With The Foxes failing to hold their own at Emirates Stadium and eventually crumbled before Ndidi was later introduced by his side’s coach, Brendan Rodgers, the pundits felt it would have been a different story had he been on the pitch earlier.
Leading the battery of comments in that regard is former Crystal Palace star, Clinton Morrison, who also wondered why Rodgers left Ademola Lookman on the bench, hence his early prediction that Leicester would lose the game.
While Lookman was benched all evening long, Ndidi was eventually on for the final 29 minutes, but that was after Leicester had already conceded two goals, and Morrison felt it was because Rodgers got his tactics wrong.

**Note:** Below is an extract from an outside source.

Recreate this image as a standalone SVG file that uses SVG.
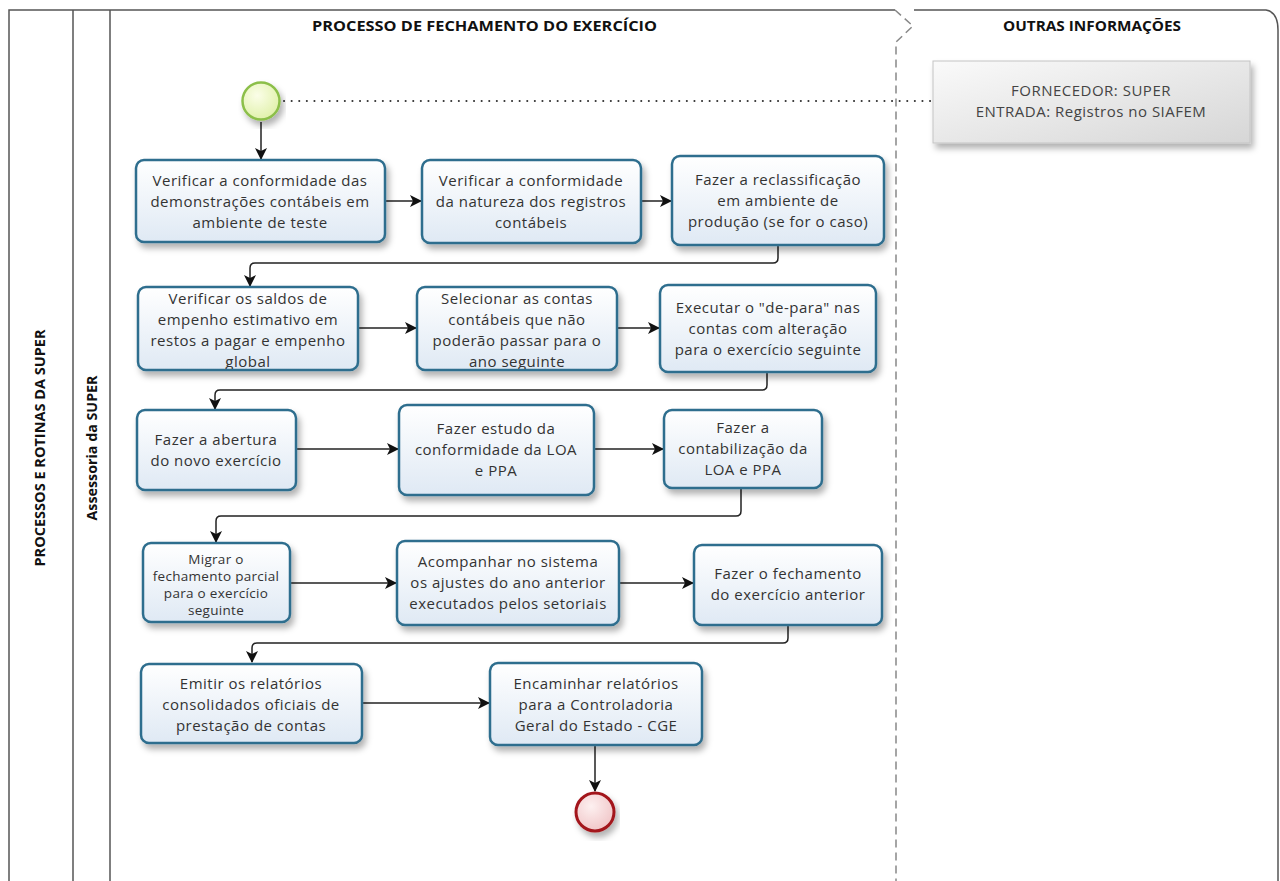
<svg xmlns="http://www.w3.org/2000/svg" width="1280" height="881" viewBox="0 0 1280 881">
<style>
.frame{fill:none;stroke:#555;stroke-width:1.5}
.hdr{font-family:"Open Sans","Liberation Sans",sans-serif;font-weight:bold;font-size:14px;fill:#111}
.task rect{fill:url(#tg);stroke:#2f6e8e;stroke-width:2.5;filter:url(#sh)}
.task text{font-family:"Open Sans","Noto Sans",sans-serif;font-size:15px;letter-spacing:0.5px;fill:#333;text-anchor:middle}
.task text.sm{font-size:13.5px;letter-spacing:0.3px}
.conn path{fill:none;stroke:#222;stroke-width:1.5;marker-end:url(#ah)}
.note text{font-family:"Open Sans","Noto Sans",sans-serif;font-size:15px;letter-spacing:0.5px;fill:#444;text-anchor:middle}
</style>
<defs>
<linearGradient id="tg" x1="0" y1="0" x2="0" y2="1"><stop offset="0" stop-color="#ffffff"/><stop offset="1" stop-color="#dfe9f4"/></linearGradient>
<radialGradient id="sg" cx="0.4" cy="0.35" r="0.7"><stop offset="0" stop-color="#fbfee8"/><stop offset="1" stop-color="#dff0a8"/></radialGradient>
<radialGradient id="eg" cx="0.4" cy="0.35" r="0.7"><stop offset="0" stop-color="#fdf0f0"/><stop offset="1" stop-color="#f0c4c6"/></radialGradient>
<linearGradient id="ng" x1="0" y1="0" x2="1" y2="1"><stop offset="0" stop-color="#fafafa"/><stop offset="1" stop-color="#d6d6d6"/></linearGradient>
<filter id="sh" x="-10%" y="-10%" width="125%" height="135%"><feDropShadow dx="3" dy="5" stdDeviation="3" flood-color="#000" flood-opacity="0.3"/></filter>
<marker id="ah" markerWidth="12" markerHeight="12" viewBox="0 0 12 12" refX="11" refY="6" orient="auto" markerUnits="userSpaceOnUse"><path d="M0,0 L12,6 L0,12 L3,6 Z" fill="#111"/></marker>
<clipPath id="c4"><rect x="139" y="288" width="218" height="81"/></clipPath>
<clipPath id="c5"><rect x="418" y="288" width="198" height="81"/></clipPath>
</defs>

<g id="frame">
<path class="frame" d="M9,881 V10 H895 M914,10 H1266 Q1278,12 1278,30 V881"/>
<line class="frame" x1="73" y1="10" x2="73" y2="881"/>
<line class="frame" x1="110" y1="10" x2="110" y2="881"/>
<path d="M895,10 L913,26 L896,42 V881" fill="none" stroke="#888" stroke-width="1.5" stroke-dasharray="8,5"/>
<text class="hdr" x="312" y="31" textLength="345" lengthAdjust="spacingAndGlyphs">PROCESSO DE FECHAMENTO DO EXERCÍCIO</text>
<text class="hdr" x="1003" y="31" textLength="178" lengthAdjust="spacingAndGlyphs">OUTRAS INFORMAÇÕES</text>
<text class="hdr" transform="translate(45,448) rotate(-90)" text-anchor="middle" textLength="237" lengthAdjust="spacingAndGlyphs">PROCESSOS E ROTINAS DA SUPER</text>
<text class="hdr" transform="translate(97,448) rotate(-90)" text-anchor="middle" textLength="145" lengthAdjust="spacingAndGlyphs">Assessoria da SUPER</text>
</g>

<g id="connectors" class="conn">
<line x1="284" y1="101" x2="933" y2="101" stroke="#333" stroke-width="2" stroke-dasharray="0.1,7.5" stroke-linecap="round"/>
<path d="M261,122 V159"/>
<path d="M385,201 H421"/>
<path d="M641,201 H671"/>
<path d="M778,246 V258 Q778,263 773,263 H255 Q250,263 250,268 V286"/>
<path d="M358,328 H416"/>
<path d="M617,328 H659"/>
<path d="M767,373 V385 Q767,390 762,390 H220 Q215,390 215,395 V409"/>
<path d="M296,449 H398"/>
<path d="M594,449 H663"/>
<path d="M741,489 V511 Q741,516 736,516 H221 Q216,516 216,521 V542"/>
<path d="M290,583 H396"/>
<path d="M619,583 H693"/>
<path d="M788,626 V638 Q788,643 783,643 H257 Q252,643 252,648 V662"/>
<path d="M362,703 H489"/>
<path d="M595,746 V791"/>
</g>

<g id="start"><circle cx="261" cy="101" r="18.5" fill="url(#sg)" stroke="#8cbf4a" stroke-width="2.5" filter="url(#sh)"/></g>
<g id="end"><circle cx="595" cy="812" r="19" fill="url(#eg)" stroke="#a3161c" stroke-width="3" filter="url(#sh)"/></g>

<g id="note" class="note">
<rect x="933" y="61" width="317" height="82" fill="url(#ng)" stroke="#c4c4c4" stroke-width="1" filter="url(#sh)"/>
<text x="1091" y="96">FORNECEDOR: SUPER</text>
<text x="1091" y="117">ENTRADA: Registros no SIAFEM</text>
</g>

<g id="t1" class="task"><rect x="136" y="160" width="249" height="82" rx="8"/>
<text x="260" y="186">Verificar a conformidade das</text><text x="260" y="207">demonstrações contábeis em</text><text x="260" y="228">ambiente de teste</text></g>
<g id="t2" class="task"><rect x="422" y="160" width="219" height="83" rx="8"/>
<text x="531" y="186">Verificar a conformidade</text><text x="531" y="207">da natureza dos registros</text><text x="531" y="228">contábeis</text></g>
<g id="t3" class="task"><rect x="672" y="156" width="212" height="89" rx="8"/>
<text x="778" y="185">Fazer a reclassificação</text><text x="778" y="206">em ambiente de</text><text x="778" y="227">produção (se for o caso)</text></g>

<g id="t4" class="task"><rect x="138" y="287" width="220" height="83" rx="8"/>
<g clip-path="url(#c4)"><text x="248" y="304">Verificar os saldos de</text><text x="248" y="325">empenho estimativo em</text><text x="248" y="346">restos a pagar e empenho</text><text x="248" y="367">global</text></g></g>
<g id="t5" class="task"><rect x="417" y="287" width="200" height="83" rx="8"/>
<g clip-path="url(#c5)"><text x="517" y="304">Selecionar as contas</text><text x="517" y="325">contábeis que não</text><text x="517" y="346">poderão passar para o</text><text x="517" y="367">ano seguinte</text></g></g>
<g id="t6" class="task"><rect x="660" y="285" width="216" height="87" rx="8"/>
<text x="768" y="313">Executar o "de-para" nas</text><text x="768" y="334">contas com alteração</text><text x="768" y="355">para o exercício seguinte</text></g>

<g id="t7" class="task"><rect x="137" y="410" width="159" height="80" rx="8"/>
<text x="216" y="445">Fazer a abertura</text><text x="216" y="466">do novo exercício</text></g>
<g id="t8" class="task"><rect x="399" y="405" width="195" height="90" rx="8"/>
<text x="496" y="434">Fazer estudo da</text><text x="496" y="455">conformidade da LOA</text><text x="496" y="476">e PPA</text></g>
<g id="t9" class="task"><rect x="664" y="410" width="158" height="78" rx="8"/>
<text x="743" y="433">Fazer a</text><text x="743" y="454">contabilização da</text><text x="743" y="475">LOA e PPA</text></g>

<g id="t10" class="task"><rect x="143" y="543" width="147" height="79" rx="8"/>
<text class="sm" x="216" y="564">Migrar o</text><text class="sm" x="216" y="581">fechamento parcial</text><text class="sm" x="216" y="598">para o exercício</text><text class="sm" x="216" y="615">seguinte</text></g>
<g id="t11" class="task"><rect x="397" y="541" width="222" height="84" rx="8"/>
<text x="508" y="567">Acompanhar no sistema</text><text x="508" y="588">os ajustes do ano anterior</text><text x="508" y="609">executados pelos setoriais</text></g>
<g id="t12" class="task"><rect x="694" y="545" width="188" height="80" rx="8"/>
<text x="788" y="579">Fazer o fechamento</text><text x="788" y="600">do exercício anterior</text></g>

<g id="t13" class="task"><rect x="141" y="664" width="221" height="79" rx="8"/>
<text x="251" y="689">Emitir os relatórios</text><text x="251" y="710">consolidados oficiais de</text><text x="251" y="731">prestação de contas</text></g>
<g id="t14" class="task"><rect x="490" y="663" width="212" height="82" rx="8"/>
<text x="596" y="689">Encaminhar relatórios</text><text x="596" y="710">para a Controladoria</text><text x="596" y="731">Geral do Estado - CGE</text></g>
</svg>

Rodgers’ ploy might have been with an eye on this week’s UEFA Europa Conference League tie against Stade Rennes of France and the gaffer from Northern Ireland opted to rest many of his key players, much to Morrison’s chagrin.
Morrison said on BBC Radio 5 Live: “I knew it would be an Arsenal win with that team sheet. When I saw no Wilfred Ndidi, no Youri Tielemans, no Patson Daka.
“Also no Ademola Lookman, who I think has been good for them recently, I just thought there would not be enough attacking threat to cause Arsenal problems.”
The same view was echoed by BBC’s Leicester City analyst, Matt Piper, who pointed out that Ghanaian international, Thomas Partey was able to score in Arsenal’s 2-0 win on Sunday evening because Ndidi was not on the pitch.
Partey struck only 11 minutes into the match, when he found space to head home from close range and open scoring for the home team, but Piper argued that Ndidi would have covered the area from where Partey headed the ball in.
Piper said on BBC Leicester: “I tell you who was missing there, Wilfred Ndidi. That’s his space. If you defend like that, you will ship plenty of goals.”